◆ Stated task
Give an exact transcription of every line, dropping the images.
+++ Data extract +++
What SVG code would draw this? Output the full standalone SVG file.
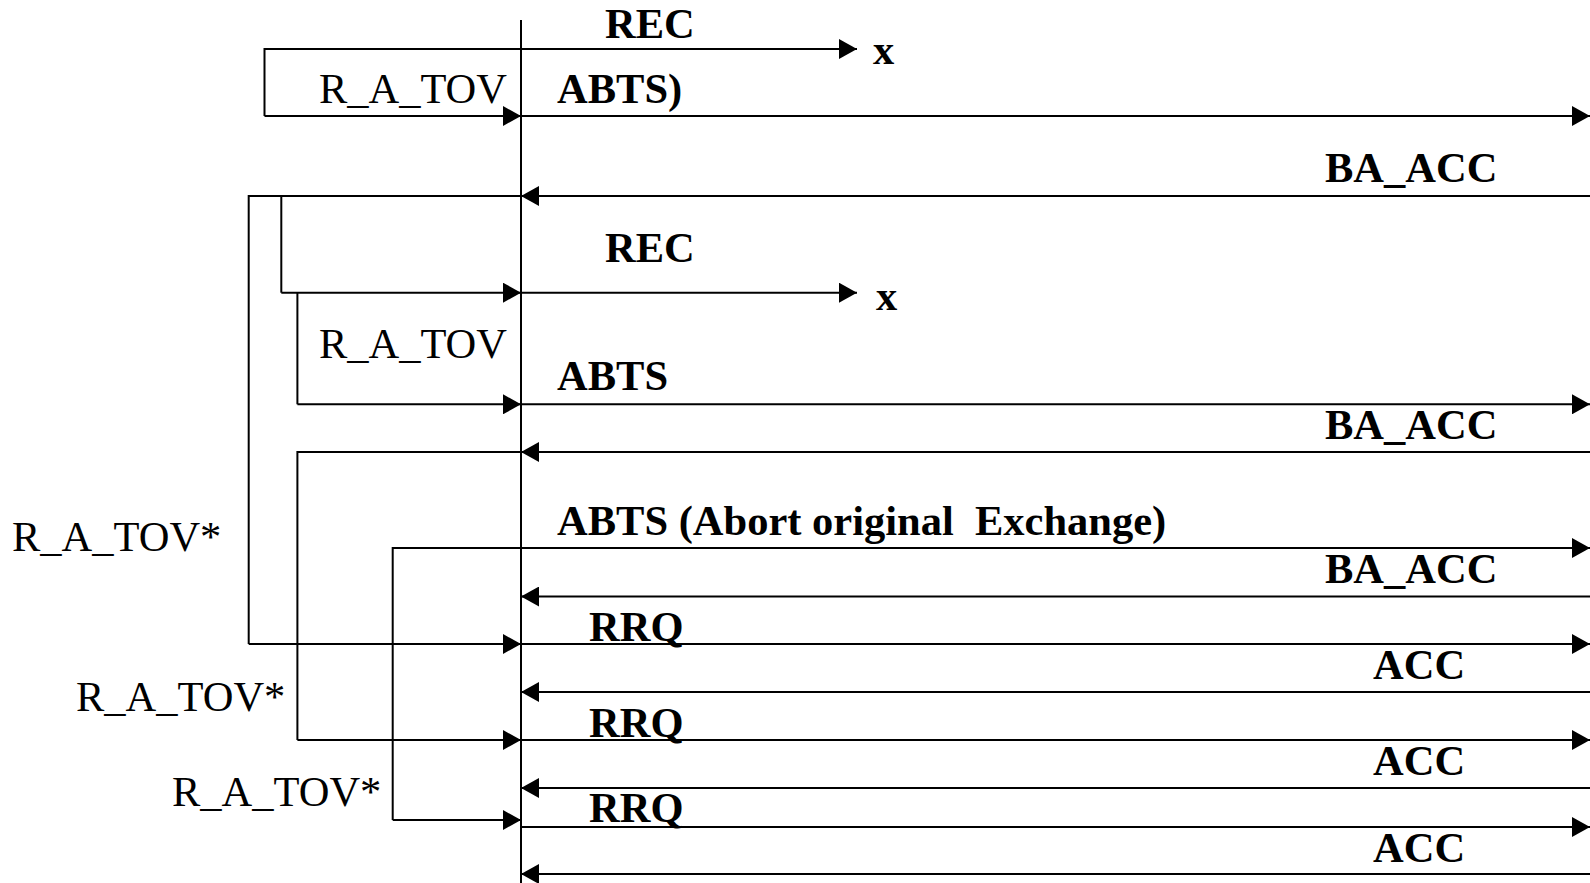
<svg xmlns="http://www.w3.org/2000/svg" width="1590" height="883" viewBox="0 0 1590 883">
<style>
.ln{stroke:#000;stroke-width:2;fill:none}
.b{font-family:"Liberation Serif","Times New Roman",serif;font-weight:bold;font-size:42.5px;fill:#000}
.r{font-family:"Liberation Serif","Times New Roman",serif;font-size:42.5px;fill:#000}
</style>
<defs>
<marker id="ah" viewBox="0 0 18 20" refX="18" refY="10" markerWidth="18" markerHeight="20" markerUnits="userSpaceOnUse" orient="auto">
<path d="M0,0 L18,10 L0,20 Z" fill="#000"/>
</marker>
</defs>
<rect width="1590" height="883" fill="#fff"/>
<g id="lifeline">
<line class="ln" x1="521" y1="20" x2="521" y2="883"/>
</g>
<g id="connectors">
<path class="ln" d="M264.5,116 V49 H857" marker-end="url(#ah)"/>
<path class="ln" d="M264.5,116 H521" marker-end="url(#ah)"/>
<path class="ln" d="M521,116 H1590" marker-end="url(#ah)"/>
<path class="ln" d="M1590,196 H521" marker-end="url(#ah)"/>
<path class="ln" d="M521,196 H248.7 V644"/>
<path class="ln" d="M281.3,196 V292.7"/>
<path class="ln" d="M281.3,292.7 H521" marker-end="url(#ah)"/>
<path class="ln" d="M521,292.7 H857" marker-end="url(#ah)"/>
<path class="ln" d="M297.4,292.7 V404.3"/>
<path class="ln" d="M297.4,404.3 H521" marker-end="url(#ah)"/>
<path class="ln" d="M521,404.3 H1590" marker-end="url(#ah)"/>
<path class="ln" d="M1590,452 H521" marker-end="url(#ah)"/>
<path class="ln" d="M521,452 H297.4 V740"/>
<path class="ln" d="M392.7,820 V548 H1590" marker-end="url(#ah)"/>
<path class="ln" d="M1590,596.5 H521" marker-end="url(#ah)"/>
<path class="ln" d="M248.7,644 H521" marker-end="url(#ah)"/>
<path class="ln" d="M521,644 H1590" marker-end="url(#ah)"/>
<path class="ln" d="M1590,692 H521" marker-end="url(#ah)"/>
<path class="ln" d="M297.4,740 H521" marker-end="url(#ah)"/>
<path class="ln" d="M521,740 H1590" marker-end="url(#ah)"/>
<path class="ln" d="M1590,788 H521" marker-end="url(#ah)"/>
<path class="ln" d="M392.7,820 H521" marker-end="url(#ah)"/>
<path class="ln" d="M521,827 H1590" marker-end="url(#ah)"/>
<path class="ln" d="M1590,874 H521" marker-end="url(#ah)"/>
</g>
<g id="labels">
<text class="b" x="605" y="38">REC</text>
<text class="b" x="873" y="64">x</text>
<text class="r" x="507" y="103" text-anchor="end">R_A_TOV</text>
<text class="b" x="557" y="103">ABTS)</text>
<text class="b" x="1325" y="182">BA_ACC</text>
<text class="b" x="605" y="262">REC</text>
<text class="b" x="876" y="310">x</text>
<text class="r" x="507" y="358" text-anchor="end">R_A_TOV</text>
<text class="b" x="557" y="390">ABTS</text>
<text class="b" x="1325" y="439">BA_ACC</text>
<text class="b" x="557" y="535" xml:space="preserve">ABTS (Abort original  Exchange)</text>
<text class="r" x="12" y="551">R_A_TOV*</text>
<text class="b" x="1325" y="583">BA_ACC</text>
<text class="b" x="589" y="641">RRQ</text>
<text class="b" x="1373" y="679">ACC</text>
<text class="r" x="76" y="711">R_A_TOV*</text>
<text class="b" x="589" y="737">RRQ</text>
<text class="b" x="1373" y="775">ACC</text>
<text class="r" x="172" y="806">R_A_TOV*</text>
<text class="b" x="589" y="822">RRQ</text>
<text class="b" x="1373" y="862">ACC</text>
</g>
</svg>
+++
◆ Result for this exercise
What SVG code would draw this? Output the full standalone SVG file.
<svg xmlns="http://www.w3.org/2000/svg" width="1590" height="883" viewBox="0 0 1590 883">
<style>
.ln{stroke:#000;stroke-width:2;fill:none}
.b{font-family:"Liberation Serif","Times New Roman",serif;font-weight:bold;font-size:42.5px;fill:#000}
.r{font-family:"Liberation Serif","Times New Roman",serif;font-size:42.5px;fill:#000}
</style>
<defs>
<marker id="ah" viewBox="0 0 18 20" refX="18" refY="10" markerWidth="18" markerHeight="20" markerUnits="userSpaceOnUse" orient="auto">
<path d="M0,0 L18,10 L0,20 Z" fill="#000"/>
</marker>
</defs>
<rect width="1590" height="883" fill="#fff"/>
<g id="lifeline">
<line class="ln" x1="521" y1="20" x2="521" y2="883"/>
</g>
<g id="connectors">
<path class="ln" d="M264.5,116 V49 H857" marker-end="url(#ah)"/>
<path class="ln" d="M264.5,116 H521" marker-end="url(#ah)"/>
<path class="ln" d="M521,116 H1590" marker-end="url(#ah)"/>
<path class="ln" d="M1590,196 H521" marker-end="url(#ah)"/>
<path class="ln" d="M521,196 H248.7 V644"/>
<path class="ln" d="M281.3,196 V292.7"/>
<path class="ln" d="M281.3,292.7 H521" marker-end="url(#ah)"/>
<path class="ln" d="M521,292.7 H857" marker-end="url(#ah)"/>
<path class="ln" d="M297.4,292.7 V404.3"/>
<path class="ln" d="M297.4,404.3 H521" marker-end="url(#ah)"/>
<path class="ln" d="M521,404.3 H1590" marker-end="url(#ah)"/>
<path class="ln" d="M1590,452 H521" marker-end="url(#ah)"/>
<path class="ln" d="M521,452 H297.4 V740"/>
<path class="ln" d="M392.7,820 V548 H1590" marker-end="url(#ah)"/>
<path class="ln" d="M1590,596.5 H521" marker-end="url(#ah)"/>
<path class="ln" d="M248.7,644 H521" marker-end="url(#ah)"/>
<path class="ln" d="M521,644 H1590" marker-end="url(#ah)"/>
<path class="ln" d="M1590,692 H521" marker-end="url(#ah)"/>
<path class="ln" d="M297.4,740 H521" marker-end="url(#ah)"/>
<path class="ln" d="M521,740 H1590" marker-end="url(#ah)"/>
<path class="ln" d="M1590,788 H521" marker-end="url(#ah)"/>
<path class="ln" d="M392.7,820 H521" marker-end="url(#ah)"/>
<path class="ln" d="M521,827 H1590" marker-end="url(#ah)"/>
<path class="ln" d="M1590,874 H521" marker-end="url(#ah)"/>
</g>
<g id="labels">
<text class="b" x="605" y="38">REC</text>
<text class="b" x="873" y="64">x</text>
<text class="r" x="507" y="103" text-anchor="end">R_A_TOV</text>
<text class="b" x="557" y="103">ABTS)</text>
<text class="b" x="1325" y="182">BA_ACC</text>
<text class="b" x="605" y="262">REC</text>
<text class="b" x="876" y="310">x</text>
<text class="r" x="507" y="358" text-anchor="end">R_A_TOV</text>
<text class="b" x="557" y="390">ABTS</text>
<text class="b" x="1325" y="439">BA_ACC</text>
<text class="b" x="557" y="535" xml:space="preserve">ABTS (Abort original  Exchange)</text>
<text class="r" x="12" y="551">R_A_TOV*</text>
<text class="b" x="1325" y="583">BA_ACC</text>
<text class="b" x="589" y="641">RRQ</text>
<text class="b" x="1373" y="679">ACC</text>
<text class="r" x="76" y="711">R_A_TOV*</text>
<text class="b" x="589" y="737">RRQ</text>
<text class="b" x="1373" y="775">ACC</text>
<text class="r" x="172" y="806">R_A_TOV*</text>
<text class="b" x="589" y="822">RRQ</text>
<text class="b" x="1373" y="862">ACC</text>
</g>
</svg>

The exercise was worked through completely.